New Zealand High Commissioner to Australia
- In office 1994–1999
- Preceded by: Ted Woodfield
- Succeeded by: Simon Murdoch

New Zealand Secretary of Defence
- In office 1999–2006
- Preceded by: Gerald Hensley
- Succeeded by: John McKinnon

Personal details
- Born: Graham Charles Fortune 13 December 1941 Dunedin, New Zealand
- Died: 19 March 2016 (aged 74) Auckland, New Zealand
- Alma mater: University of Otago

= Graham Fortune =

New Zealand diplomat and public servant (1941–2016)

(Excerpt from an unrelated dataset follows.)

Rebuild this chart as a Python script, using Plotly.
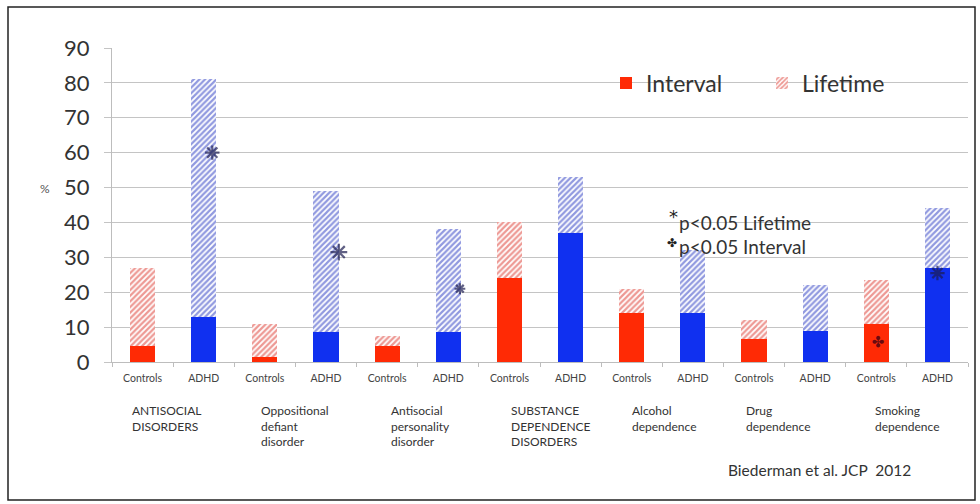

Graham Charles Fortune (13 December 1941 – 19 March 2016) was a New Zealand diplomat and public servant. He served as New Zealand's High Commissioner to Australia from 1994 to 1999, and Secretary of Defence from 1999 until 2006.

==Early life and family==
Fortune was born on 13 December 1941, the son of Winifred Jessie Fortune (née Hutchison) and her husband, Charles Henry Fortune, a journalist who died when he was at school. Educated at King's High School, Dunedin from 1955 to 1959, he went on to study chemistry and geology at the University of Otago, graduating with a Bachelor of Science in 1962 and a Master of Science in 1963. His thesis, supervised by Geoff Malcolm, was entitled Measurement of thermal pressure coefficients of polyethylene and polypropylene.

==Career==
After leaving university, Fortune worked as a journalist for four years on the Dunedin Evening Star. In April 1964 he joined the Department of External Affairs. Initially he was in the South Pacific and Antarctic Affairs Division, and involved with administration of New Zealand's science and exploration programme in the Ross Dependency and the development of Scott Base. He then had a number of overseas postings, including to the Cook Islands in 1965, five years in Ottawa, and three years in Papua New Guinea. After a secondment to the State Services Commission from 1977 to 1980, he was a senior administrator in the Ministry of Foreign Affairs for six years before being appointed the deputy secretary of Foreign Affairs. From 1987 to 1990 he served as New Zealand's permanent representative to the United Nations in Geneva, and he was High Commissioner to Australia from 1994 to 1999.

Fortune was as Secretary of Defence from 1999 until his retirement in 2006. He subsequently served as a board member of Antarctica New Zealand and undertook various consultancy roles for the New Zealand government in the areas of policy and management.

In the 2007 New Year Honours, Fortune was appointed a Companion of the New Zealand Order of Merit, for public services.

==Orienteering==
Outside of his career as a public servant, Fortune was active in orienteering, and won several Australian and New Zealand championships. He served as vice president of the New Zealand Orienteering Federation from 2007 to 2008, and was a member of the steering committee for the 2013 Orienteering World Cup.

==Death==
Fortune died suddenly in Auckland on 19 March 2016.